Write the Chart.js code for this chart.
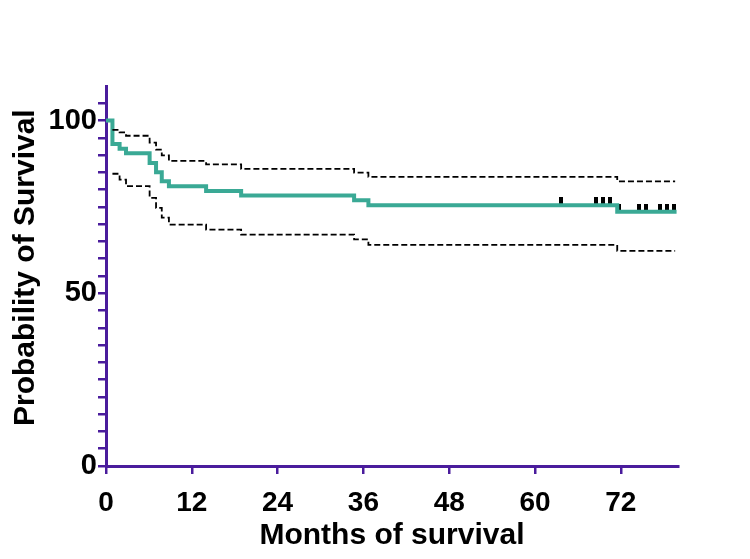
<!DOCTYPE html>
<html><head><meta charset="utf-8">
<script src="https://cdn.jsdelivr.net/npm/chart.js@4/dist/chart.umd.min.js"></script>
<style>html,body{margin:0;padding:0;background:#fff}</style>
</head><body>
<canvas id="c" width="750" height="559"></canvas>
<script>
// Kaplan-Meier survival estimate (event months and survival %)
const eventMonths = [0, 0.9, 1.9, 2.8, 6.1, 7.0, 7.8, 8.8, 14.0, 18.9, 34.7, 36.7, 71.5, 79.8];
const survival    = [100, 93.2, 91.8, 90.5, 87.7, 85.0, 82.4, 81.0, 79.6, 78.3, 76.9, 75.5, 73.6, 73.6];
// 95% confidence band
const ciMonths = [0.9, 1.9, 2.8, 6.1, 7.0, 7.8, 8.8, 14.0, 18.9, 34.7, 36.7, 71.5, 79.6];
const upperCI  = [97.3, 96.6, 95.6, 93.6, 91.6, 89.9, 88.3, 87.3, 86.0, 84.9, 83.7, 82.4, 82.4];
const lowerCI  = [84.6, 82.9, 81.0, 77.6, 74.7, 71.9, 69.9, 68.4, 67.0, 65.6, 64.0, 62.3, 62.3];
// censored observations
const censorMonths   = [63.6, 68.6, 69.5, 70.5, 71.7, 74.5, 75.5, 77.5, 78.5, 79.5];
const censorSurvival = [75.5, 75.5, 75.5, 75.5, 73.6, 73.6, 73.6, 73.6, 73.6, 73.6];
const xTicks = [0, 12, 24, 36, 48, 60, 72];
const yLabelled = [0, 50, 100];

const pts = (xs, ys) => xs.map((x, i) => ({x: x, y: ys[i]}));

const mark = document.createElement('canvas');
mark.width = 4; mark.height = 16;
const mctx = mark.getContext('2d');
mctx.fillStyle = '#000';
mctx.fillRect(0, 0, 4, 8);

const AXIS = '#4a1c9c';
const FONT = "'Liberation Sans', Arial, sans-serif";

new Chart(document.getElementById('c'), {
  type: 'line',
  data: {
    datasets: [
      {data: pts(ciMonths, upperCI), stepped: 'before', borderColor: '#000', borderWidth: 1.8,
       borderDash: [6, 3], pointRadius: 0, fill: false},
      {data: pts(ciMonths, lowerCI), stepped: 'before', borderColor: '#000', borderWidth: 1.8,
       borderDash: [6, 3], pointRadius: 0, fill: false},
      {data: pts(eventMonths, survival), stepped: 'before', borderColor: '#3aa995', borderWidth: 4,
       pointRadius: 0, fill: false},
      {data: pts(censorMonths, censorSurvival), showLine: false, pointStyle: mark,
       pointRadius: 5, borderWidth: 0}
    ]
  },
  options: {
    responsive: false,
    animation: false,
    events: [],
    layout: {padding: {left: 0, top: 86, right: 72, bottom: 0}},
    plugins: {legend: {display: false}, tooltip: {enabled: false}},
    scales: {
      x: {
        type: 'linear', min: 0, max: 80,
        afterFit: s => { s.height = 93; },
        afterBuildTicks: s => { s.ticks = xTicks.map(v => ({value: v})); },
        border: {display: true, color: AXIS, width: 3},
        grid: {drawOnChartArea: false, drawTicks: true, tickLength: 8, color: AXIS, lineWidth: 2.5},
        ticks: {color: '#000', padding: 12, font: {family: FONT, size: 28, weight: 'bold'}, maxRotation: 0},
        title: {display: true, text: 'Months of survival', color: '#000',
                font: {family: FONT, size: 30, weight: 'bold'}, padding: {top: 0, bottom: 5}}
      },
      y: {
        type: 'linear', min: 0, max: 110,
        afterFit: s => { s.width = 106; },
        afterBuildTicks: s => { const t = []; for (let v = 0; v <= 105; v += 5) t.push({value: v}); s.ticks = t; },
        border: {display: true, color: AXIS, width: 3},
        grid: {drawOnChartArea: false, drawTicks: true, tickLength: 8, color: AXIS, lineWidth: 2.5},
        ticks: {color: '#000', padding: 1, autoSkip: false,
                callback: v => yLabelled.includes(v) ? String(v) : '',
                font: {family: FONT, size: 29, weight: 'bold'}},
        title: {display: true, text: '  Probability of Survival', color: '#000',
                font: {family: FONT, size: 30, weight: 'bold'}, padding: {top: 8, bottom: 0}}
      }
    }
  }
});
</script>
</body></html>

::::::

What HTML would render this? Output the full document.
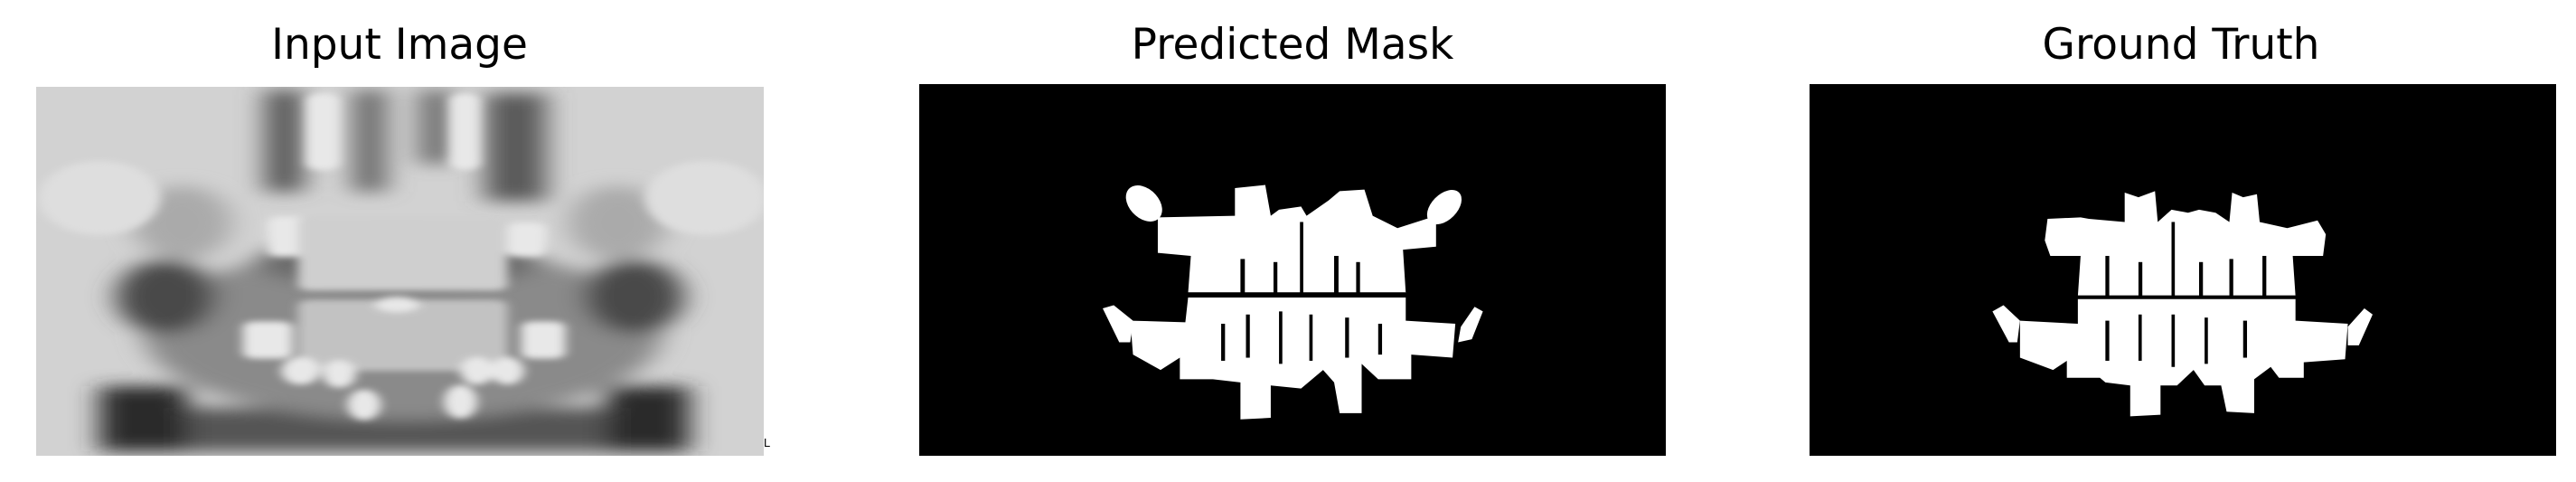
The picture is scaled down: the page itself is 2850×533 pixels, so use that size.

::::::

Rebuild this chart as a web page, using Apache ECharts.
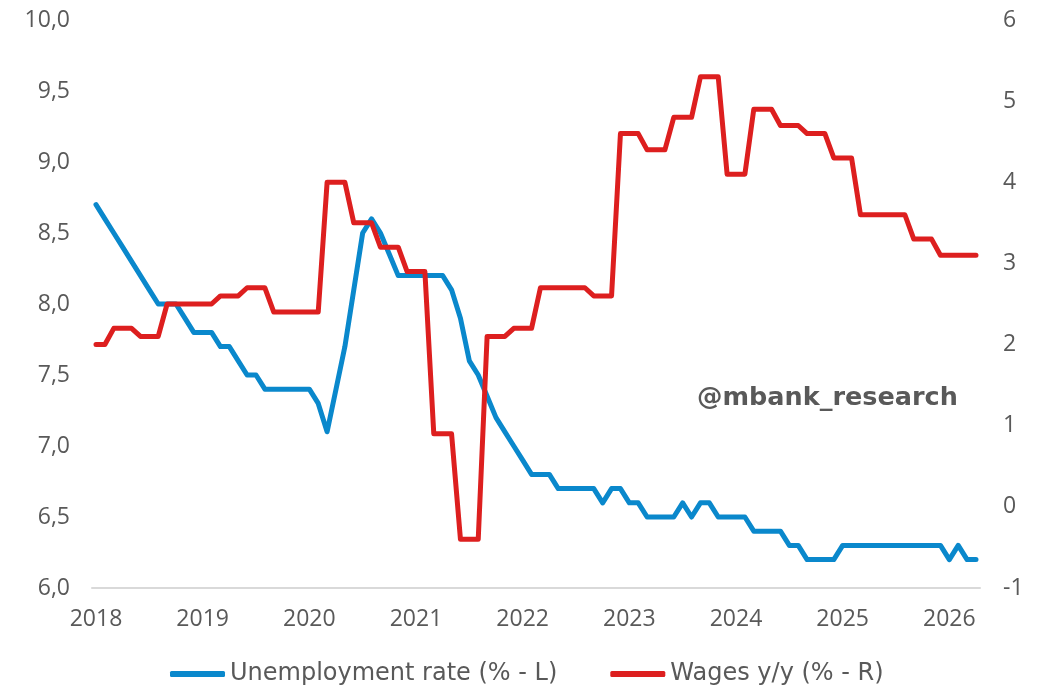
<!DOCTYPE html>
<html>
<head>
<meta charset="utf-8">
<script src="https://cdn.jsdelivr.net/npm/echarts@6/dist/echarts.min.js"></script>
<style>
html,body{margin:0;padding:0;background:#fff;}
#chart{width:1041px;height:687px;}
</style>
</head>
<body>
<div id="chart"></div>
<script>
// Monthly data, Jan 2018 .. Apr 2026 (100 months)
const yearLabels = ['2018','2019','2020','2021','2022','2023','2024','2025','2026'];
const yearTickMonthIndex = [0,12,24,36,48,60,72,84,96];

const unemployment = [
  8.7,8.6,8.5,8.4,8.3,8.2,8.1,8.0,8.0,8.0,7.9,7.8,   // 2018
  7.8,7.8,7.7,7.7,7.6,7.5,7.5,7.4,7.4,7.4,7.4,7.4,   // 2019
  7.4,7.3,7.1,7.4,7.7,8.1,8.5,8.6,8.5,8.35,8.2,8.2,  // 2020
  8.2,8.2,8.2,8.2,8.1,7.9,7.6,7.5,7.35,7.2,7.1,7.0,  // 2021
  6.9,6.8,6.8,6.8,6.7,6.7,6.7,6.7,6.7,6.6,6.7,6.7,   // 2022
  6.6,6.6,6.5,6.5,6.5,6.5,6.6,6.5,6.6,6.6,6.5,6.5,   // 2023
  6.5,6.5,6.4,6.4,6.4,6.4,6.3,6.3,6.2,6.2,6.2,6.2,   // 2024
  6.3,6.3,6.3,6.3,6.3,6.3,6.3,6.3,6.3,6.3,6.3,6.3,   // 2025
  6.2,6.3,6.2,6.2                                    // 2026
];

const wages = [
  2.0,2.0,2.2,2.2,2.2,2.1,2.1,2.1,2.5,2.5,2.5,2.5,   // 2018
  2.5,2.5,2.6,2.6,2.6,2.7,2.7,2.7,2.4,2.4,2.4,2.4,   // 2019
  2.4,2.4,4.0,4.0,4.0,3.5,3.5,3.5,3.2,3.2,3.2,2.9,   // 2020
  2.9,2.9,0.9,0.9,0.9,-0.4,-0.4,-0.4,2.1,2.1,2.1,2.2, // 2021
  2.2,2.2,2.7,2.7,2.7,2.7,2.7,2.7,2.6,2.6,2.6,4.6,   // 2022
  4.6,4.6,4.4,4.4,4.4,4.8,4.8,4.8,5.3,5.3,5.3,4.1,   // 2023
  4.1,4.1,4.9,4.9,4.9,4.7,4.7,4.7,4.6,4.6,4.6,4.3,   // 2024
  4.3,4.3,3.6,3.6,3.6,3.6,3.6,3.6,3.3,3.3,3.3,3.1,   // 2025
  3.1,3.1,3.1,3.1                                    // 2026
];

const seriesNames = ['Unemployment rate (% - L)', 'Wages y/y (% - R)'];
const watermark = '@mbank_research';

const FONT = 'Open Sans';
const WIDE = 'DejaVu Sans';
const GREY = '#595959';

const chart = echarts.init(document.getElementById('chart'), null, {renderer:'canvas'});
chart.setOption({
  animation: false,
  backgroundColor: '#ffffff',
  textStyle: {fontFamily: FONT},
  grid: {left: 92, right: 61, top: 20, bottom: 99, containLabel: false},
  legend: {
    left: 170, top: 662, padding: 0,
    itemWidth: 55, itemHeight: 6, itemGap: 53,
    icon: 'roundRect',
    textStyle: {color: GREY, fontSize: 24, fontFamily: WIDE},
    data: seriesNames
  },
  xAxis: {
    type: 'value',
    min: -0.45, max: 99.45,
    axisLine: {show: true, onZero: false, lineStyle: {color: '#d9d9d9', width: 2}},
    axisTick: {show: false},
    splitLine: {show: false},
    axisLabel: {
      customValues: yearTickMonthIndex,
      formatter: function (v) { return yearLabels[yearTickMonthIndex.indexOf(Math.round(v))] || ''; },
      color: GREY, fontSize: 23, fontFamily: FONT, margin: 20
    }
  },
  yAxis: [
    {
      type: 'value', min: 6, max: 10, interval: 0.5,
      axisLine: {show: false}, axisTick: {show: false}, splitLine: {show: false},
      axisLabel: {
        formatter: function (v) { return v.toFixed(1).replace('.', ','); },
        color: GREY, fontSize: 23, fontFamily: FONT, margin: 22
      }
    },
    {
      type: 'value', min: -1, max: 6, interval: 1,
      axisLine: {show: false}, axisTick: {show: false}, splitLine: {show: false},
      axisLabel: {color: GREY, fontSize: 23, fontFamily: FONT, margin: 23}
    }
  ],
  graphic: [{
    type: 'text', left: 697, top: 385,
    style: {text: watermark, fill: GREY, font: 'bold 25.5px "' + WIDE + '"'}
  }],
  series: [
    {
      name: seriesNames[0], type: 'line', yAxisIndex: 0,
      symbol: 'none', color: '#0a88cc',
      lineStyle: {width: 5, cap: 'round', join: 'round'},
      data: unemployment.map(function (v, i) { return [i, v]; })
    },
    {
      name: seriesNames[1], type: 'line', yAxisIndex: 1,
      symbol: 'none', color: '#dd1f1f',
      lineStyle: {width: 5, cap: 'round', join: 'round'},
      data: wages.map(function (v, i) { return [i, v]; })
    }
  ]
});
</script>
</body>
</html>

::::::

## [Written instruction]
Quote only the lines running from the line with "Rebuild this chart" to the line with "const yearTickMonthIndex = [0,12,24,36,48,60,72,84,96];", ends included, exactly as they appear and without the pictures.

## [Answer to this exercise]
Rebuild this chart as a web page, using Apache ECharts.
<!DOCTYPE html>
<html>
<head>
<meta charset="utf-8">
<script src="https://cdn.jsdelivr.net/npm/echarts@6/dist/echarts.min.js"></script>
<style>
html,body{margin:0;padding:0;background:#fff;}
#chart{width:1041px;height:687px;}
</style>
</head>
<body>
<div id="chart"></div>
<script>
// Monthly data, Jan 2018 .. Apr 2026 (100 months)
const yearLabels = ['2018','2019','2020','2021','2022','2023','2024','2025','2026'];
const yearTickMonthIndex = [0,12,24,36,48,60,72,84,96];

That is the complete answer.